:: Task ::
Give again exactly the lines that run from the start of the records to the line holding "plt.rcParams['font.family'] = ['Liberation", both ends counted. Do not include the pictures.

:: Provided records ::

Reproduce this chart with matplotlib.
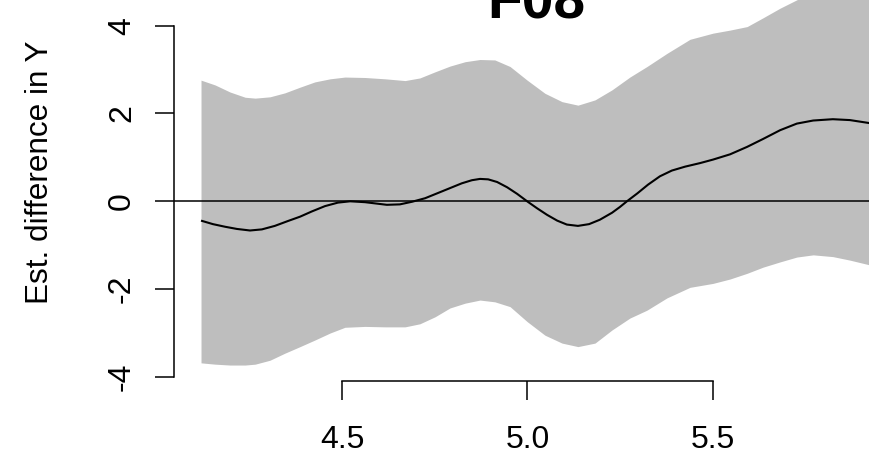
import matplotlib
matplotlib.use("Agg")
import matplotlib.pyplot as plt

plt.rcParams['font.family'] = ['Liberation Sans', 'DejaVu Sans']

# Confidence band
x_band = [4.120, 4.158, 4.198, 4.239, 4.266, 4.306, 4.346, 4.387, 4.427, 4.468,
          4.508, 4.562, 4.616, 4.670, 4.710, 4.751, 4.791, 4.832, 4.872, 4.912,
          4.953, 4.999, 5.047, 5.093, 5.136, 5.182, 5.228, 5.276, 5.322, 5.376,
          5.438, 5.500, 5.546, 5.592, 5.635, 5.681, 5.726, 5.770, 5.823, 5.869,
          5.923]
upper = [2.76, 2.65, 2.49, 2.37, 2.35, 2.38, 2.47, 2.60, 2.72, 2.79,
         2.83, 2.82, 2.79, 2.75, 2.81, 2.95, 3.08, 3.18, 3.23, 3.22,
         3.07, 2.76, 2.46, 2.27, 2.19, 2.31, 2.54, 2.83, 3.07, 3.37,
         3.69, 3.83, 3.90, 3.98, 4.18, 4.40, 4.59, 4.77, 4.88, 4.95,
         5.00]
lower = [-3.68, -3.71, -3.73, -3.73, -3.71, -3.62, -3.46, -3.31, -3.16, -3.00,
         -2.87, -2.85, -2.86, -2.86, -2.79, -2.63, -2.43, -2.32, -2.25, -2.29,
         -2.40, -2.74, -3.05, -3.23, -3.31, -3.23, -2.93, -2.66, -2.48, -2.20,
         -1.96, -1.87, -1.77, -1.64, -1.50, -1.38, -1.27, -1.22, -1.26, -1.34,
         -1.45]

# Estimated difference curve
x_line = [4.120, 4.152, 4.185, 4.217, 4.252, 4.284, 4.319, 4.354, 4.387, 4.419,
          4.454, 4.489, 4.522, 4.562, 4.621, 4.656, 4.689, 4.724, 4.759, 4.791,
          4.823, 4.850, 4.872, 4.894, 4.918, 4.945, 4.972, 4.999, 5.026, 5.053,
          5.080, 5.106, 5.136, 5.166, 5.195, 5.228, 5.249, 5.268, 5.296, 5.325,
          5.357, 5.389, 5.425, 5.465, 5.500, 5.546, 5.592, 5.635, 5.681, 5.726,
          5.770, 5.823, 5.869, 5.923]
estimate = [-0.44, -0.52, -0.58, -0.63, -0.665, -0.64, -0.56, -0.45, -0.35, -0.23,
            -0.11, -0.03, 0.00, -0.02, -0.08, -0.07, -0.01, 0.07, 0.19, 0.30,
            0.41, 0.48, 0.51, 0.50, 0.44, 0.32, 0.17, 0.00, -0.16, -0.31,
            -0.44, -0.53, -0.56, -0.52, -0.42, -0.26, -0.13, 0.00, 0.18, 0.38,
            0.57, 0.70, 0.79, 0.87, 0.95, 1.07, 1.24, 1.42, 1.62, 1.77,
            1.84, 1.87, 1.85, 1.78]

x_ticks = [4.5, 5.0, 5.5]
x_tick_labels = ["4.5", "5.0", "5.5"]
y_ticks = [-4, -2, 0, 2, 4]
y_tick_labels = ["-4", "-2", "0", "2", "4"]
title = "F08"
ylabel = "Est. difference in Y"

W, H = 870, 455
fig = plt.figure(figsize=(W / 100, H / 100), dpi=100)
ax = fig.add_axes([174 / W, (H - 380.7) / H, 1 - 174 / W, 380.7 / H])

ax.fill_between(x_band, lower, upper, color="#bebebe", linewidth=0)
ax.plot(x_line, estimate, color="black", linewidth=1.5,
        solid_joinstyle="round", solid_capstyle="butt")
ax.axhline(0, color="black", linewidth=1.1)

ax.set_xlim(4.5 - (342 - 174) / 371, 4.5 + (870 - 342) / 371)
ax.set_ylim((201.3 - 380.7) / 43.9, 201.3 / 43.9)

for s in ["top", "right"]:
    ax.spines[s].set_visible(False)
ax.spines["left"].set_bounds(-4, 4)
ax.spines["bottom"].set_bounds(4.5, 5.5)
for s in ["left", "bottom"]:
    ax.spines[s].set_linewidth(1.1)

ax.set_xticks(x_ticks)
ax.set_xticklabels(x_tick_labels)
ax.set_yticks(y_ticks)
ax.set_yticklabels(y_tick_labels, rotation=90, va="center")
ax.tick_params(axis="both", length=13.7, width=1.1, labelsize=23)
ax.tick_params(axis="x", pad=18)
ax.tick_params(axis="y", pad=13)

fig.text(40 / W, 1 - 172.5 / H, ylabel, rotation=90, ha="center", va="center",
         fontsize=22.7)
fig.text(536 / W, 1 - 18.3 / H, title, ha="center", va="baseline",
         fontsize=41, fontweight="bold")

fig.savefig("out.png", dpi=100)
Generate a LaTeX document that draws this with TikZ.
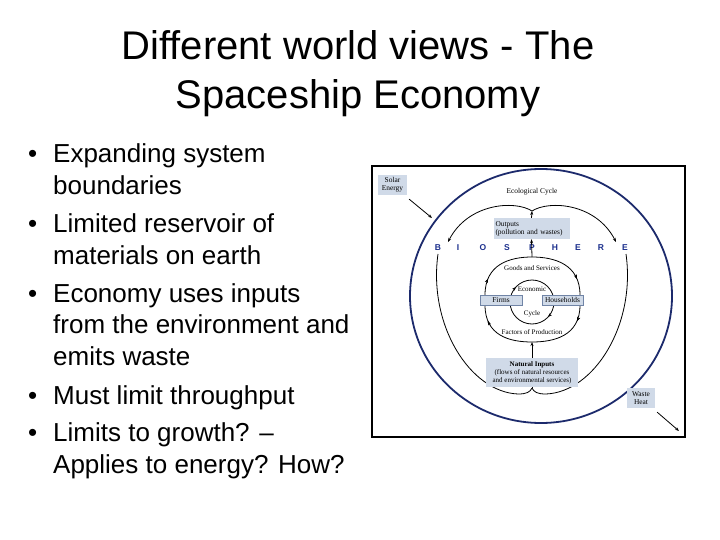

:: The reply ::
Reproduce this chart with matplotlib.
import matplotlib
matplotlib.use("Agg")
import matplotlib.pyplot as plt

plt.rcParams['font.family'] = ['Liberation Sans', 'DejaVu Sans']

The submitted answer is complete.